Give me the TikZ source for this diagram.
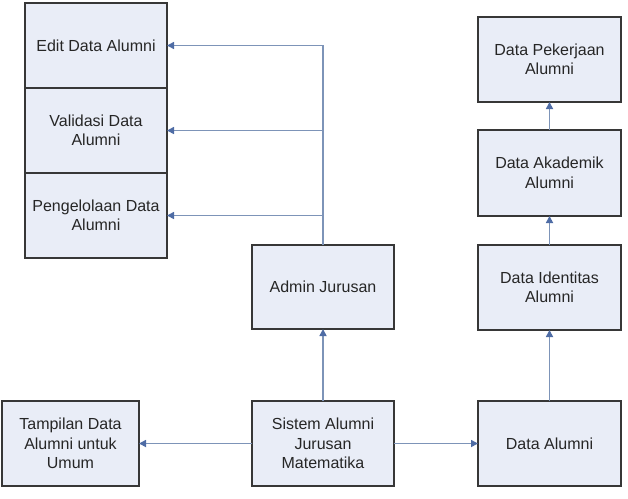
\documentclass[tikz,border=0pt]{standalone}
\usepackage{fontspec}
\setmainfont{Liberation Sans}
\usetikzlibrary{arrows.meta}
\definecolor{boxfill}{RGB}{233,237,247}
\definecolor{boxline}{RGB}{55,55,55}
\definecolor{arrowc}{RGB}{125,148,184}
\definecolor{tipc}{RGB}{78,108,165}
\begin{document}
\begin{tikzpicture}[x=1pt,y=-1pt,
  box/.style={draw=boxline, line width=1.5pt, fill=boxfill, align=center,
    inner sep=0pt, outer sep=0pt, font=\fontsize{16}{19.5}\selectfont, text=black!85},
  conn/.style={draw=arrowc, line width=1.6pt, -{Triangle[length=7pt,width=7pt,color=tipc]}}]
\useasboundingbox (0,0) rectangle (628,498);
\node[box, minimum width=142pt, minimum height=85pt] (edit) at (96,45.5) {Edit Data Alumni};
\node[box, minimum width=142pt, minimum height=85pt] (valid) at (96,130.5) {Validasi Data\\Alumni};
\node[box, minimum width=142pt, minimum height=85pt] (peng) at (96,215.5) {Pengelolaan Data\\Alumni};
\node[box, minimum width=142pt, minimum height=84pt] (admin) at (323,287) {Admin Jurusan};
\node[box, minimum width=142pt, minimum height=85pt] (sistem) at (323,443.5) {Sistem Alumni\\Jurusan\\Matematika};
\node[box, minimum width=137pt, minimum height=85pt] (tampil) at (70.5,443.5) {Tampilan Data\\Alumni untuk\\Umum};
\node[box, minimum width=143pt, minimum height=85pt] (dalumni) at (549.5,443.5) {Data Alumni};
\node[box, minimum width=143pt, minimum height=85pt] (ident) at (549.5,287.5) {Data Identitas\\Alumni};
\node[box, minimum width=143pt, minimum height=86pt] (akad) at (549.5,173) {Data Akademik\\Alumni};
\node[box, minimum width=143pt, minimum height=85pt] (pekerj) at (549.5,59.5) {Data Pekerjaan\\Alumni};
\draw[conn] (admin.north) |- (edit.east);
\draw[conn] (admin.north) |- (valid.east);
\draw[conn] (admin.north) |- (peng.east);
\draw[conn] (sistem.north) -- (admin.south);
\draw[conn] (sistem.west) -- (tampil.east);
\draw[conn] (sistem.east) -- (dalumni.west);
\draw[conn] (dalumni.north) -- (ident.south);
\draw[conn] (ident.north) -- (akad.south);
\draw[conn] (akad.north) -- (pekerj.south);
\end{tikzpicture}
\end{document}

------------------------------------------------------------------------

» WHAT YOU ARE ASKED TO DO
Copy the material shown above in full and exactly. Skip the pictures.

» EXERCISE ANSWER
Give me the TikZ source for this diagram.
\documentclass[tikz,border=0pt]{standalone}
\usepackage{fontspec}
\setmainfont{Liberation Sans}
\usetikzlibrary{arrows.meta}
\definecolor{boxfill}{RGB}{233,237,247}
\definecolor{boxline}{RGB}{55,55,55}
\definecolor{arrowc}{RGB}{125,148,184}
\definecolor{tipc}{RGB}{78,108,165}
\begin{document}
\begin{tikzpicture}[x=1pt,y=-1pt,
  box/.style={draw=boxline, line width=1.5pt, fill=boxfill, align=center,
    inner sep=0pt, outer sep=0pt, font=\fontsize{16}{19.5}\selectfont, text=black!85},
  conn/.style={draw=arrowc, line width=1.6pt, -{Triangle[length=7pt,width=7pt,color=tipc]}}]
\useasboundingbox (0,0) rectangle (628,498);
\node[box, minimum width=142pt, minimum height=85pt] (edit) at (96,45.5) {Edit Data Alumni};
\node[box, minimum width=142pt, minimum height=85pt] (valid) at (96,130.5) {Validasi Data\\Alumni};
\node[box, minimum width=142pt, minimum height=85pt] (peng) at (96,215.5) {Pengelolaan Data\\Alumni};
\node[box, minimum width=142pt, minimum height=84pt] (admin) at (323,287) {Admin Jurusan};
\node[box, minimum width=142pt, minimum height=85pt] (sistem) at (323,443.5) {Sistem Alumni\\Jurusan\\Matematika};
\node[box, minimum width=137pt, minimum height=85pt] (tampil) at (70.5,443.5) {Tampilan Data\\Alumni untuk\\Umum};
\node[box, minimum width=143pt, minimum height=85pt] (dalumni) at (549.5,443.5) {Data Alumni};
\node[box, minimum width=143pt, minimum height=85pt] (ident) at (549.5,287.5) {Data Identitas\\Alumni};
\node[box, minimum width=143pt, minimum height=86pt] (akad) at (549.5,173) {Data Akademik\\Alumni};
\node[box, minimum width=143pt, minimum height=85pt] (pekerj) at (549.5,59.5) {Data Pekerjaan\\Alumni};
\draw[conn] (admin.north) |- (edit.east);
\draw[conn] (admin.north) |- (valid.east);
\draw[conn] (admin.north) |- (peng.east);
\draw[conn] (sistem.north) -- (admin.south);
\draw[conn] (sistem.west) -- (tampil.east);
\draw[conn] (sistem.east) -- (dalumni.west);
\draw[conn] (dalumni.north) -- (ident.south);
\draw[conn] (ident.north) -- (akad.south);
\draw[conn] (akad.north) -- (pekerj.south);
\end{tikzpicture}
\end{document}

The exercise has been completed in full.